En definitiva, resume: “Si tienes medios, vas a terminar subiendo en los rankings. Debe ser un reflejo. El objetivo de tu política no tiene que ser subir en el ranking sino poner más recursos en el sistema para que tenga más calidad”.

Antoni Ras, profesor de la Politécnica de Cataluña, también cree que las clasificaciones “condicionan demasiado las políticas en muchos países”, sobre todo en Latinoamérica. E insiste en la importancia que le da también la propia comunidad académica: “En el fondo, las universidades cuando hacen un convenio con otra por mucho que critiquen los rankings los miran para ver cómo se posiciona la otra”.

Destaca, para poner en contexto la posición de las instituciones españolas, que las clasificaciones pueden llegar a comparar los datos de entre 2.000 y 5.000 centros, de entre 20.000 o 30.000 que hay en todo el mundo. “Que una universidad salga en los rankings ya es un rasgo de valor”, dice. Hace un año, tras la publicación del ranking de 2019, el secretario de Estado José Manuel Pingarrón destacaba en este sentido el hecho “de que casi todo el sistema universitario público español está dentro y eso significa que uno manda a su hijo a una universidad de calidad”. Entonces estaban representadas en la clasificación 37 de las 47 universidades públicas que imparten grados presenciales en España; en esta edición son 39 (a las que hay que sumar, tanto en 2019 como en 2020, una privada: Navarra).

“Salir bien en los rankings requiere de una financiación y en España no existe”, añade Ras. Y continúa: “Habría que invertir mucho en captar a profesorado brillante, en investigar -que es la manera más rápida de escalar-, pero para eso necesitas unas condiciones salariales y laborales estupendas que no son posibles en las universidades públicas españolas, entre otras cosas, por sus ataduras funcionariales”.
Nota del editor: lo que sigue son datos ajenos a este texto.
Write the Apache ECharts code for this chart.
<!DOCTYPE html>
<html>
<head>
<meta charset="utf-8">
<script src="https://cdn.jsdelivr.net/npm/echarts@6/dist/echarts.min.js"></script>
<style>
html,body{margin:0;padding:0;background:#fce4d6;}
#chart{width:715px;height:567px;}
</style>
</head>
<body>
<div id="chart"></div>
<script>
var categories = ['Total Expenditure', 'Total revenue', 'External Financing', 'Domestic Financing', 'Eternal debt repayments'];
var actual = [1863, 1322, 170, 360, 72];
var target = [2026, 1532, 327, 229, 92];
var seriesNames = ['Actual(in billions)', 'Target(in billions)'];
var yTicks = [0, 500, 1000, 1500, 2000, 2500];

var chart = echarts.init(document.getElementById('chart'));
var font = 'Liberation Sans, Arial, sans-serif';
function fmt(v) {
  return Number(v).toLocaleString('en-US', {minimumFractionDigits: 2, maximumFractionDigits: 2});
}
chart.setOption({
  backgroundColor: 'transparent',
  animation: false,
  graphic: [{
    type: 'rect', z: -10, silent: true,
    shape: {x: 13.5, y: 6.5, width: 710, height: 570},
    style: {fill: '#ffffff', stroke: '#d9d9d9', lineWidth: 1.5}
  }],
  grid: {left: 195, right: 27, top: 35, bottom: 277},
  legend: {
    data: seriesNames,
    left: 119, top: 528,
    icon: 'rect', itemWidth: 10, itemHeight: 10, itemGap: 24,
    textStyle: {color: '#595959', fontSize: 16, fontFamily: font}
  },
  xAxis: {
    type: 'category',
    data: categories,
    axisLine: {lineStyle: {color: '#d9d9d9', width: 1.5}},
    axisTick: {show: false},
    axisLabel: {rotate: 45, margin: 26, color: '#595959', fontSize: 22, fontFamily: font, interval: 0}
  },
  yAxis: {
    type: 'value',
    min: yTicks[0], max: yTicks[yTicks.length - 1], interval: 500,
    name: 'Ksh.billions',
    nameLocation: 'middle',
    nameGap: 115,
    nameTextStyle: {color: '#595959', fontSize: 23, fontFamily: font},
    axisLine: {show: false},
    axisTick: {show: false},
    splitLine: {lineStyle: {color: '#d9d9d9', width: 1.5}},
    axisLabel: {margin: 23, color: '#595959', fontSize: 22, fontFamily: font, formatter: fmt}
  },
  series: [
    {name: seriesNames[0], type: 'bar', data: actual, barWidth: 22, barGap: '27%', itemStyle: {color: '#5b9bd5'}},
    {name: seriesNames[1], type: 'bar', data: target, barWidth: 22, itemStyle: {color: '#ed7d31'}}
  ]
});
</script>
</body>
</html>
Otra posibilidad sería sumar fuerzas, esas fusiones de centros como la de Paris-Saclay. Pero esto también tiene sus firmes detractores, pues esas políticas pueden acabar dejando en la cuneta a las instituciones pequeñas, desvertebrando territorialmente los países y, en último término, aumentando las desigualdades. La difícil gestión de universidades muy grandes es otro de los grandes peros que se suelen poner a las fusiones. Un modelo que un grupo de expertos internacionales reunidos por el Gobierno planteó para España en 2011, pero que no llegó a producir ningún resultado por el rechazo generalizado de las propias universidades.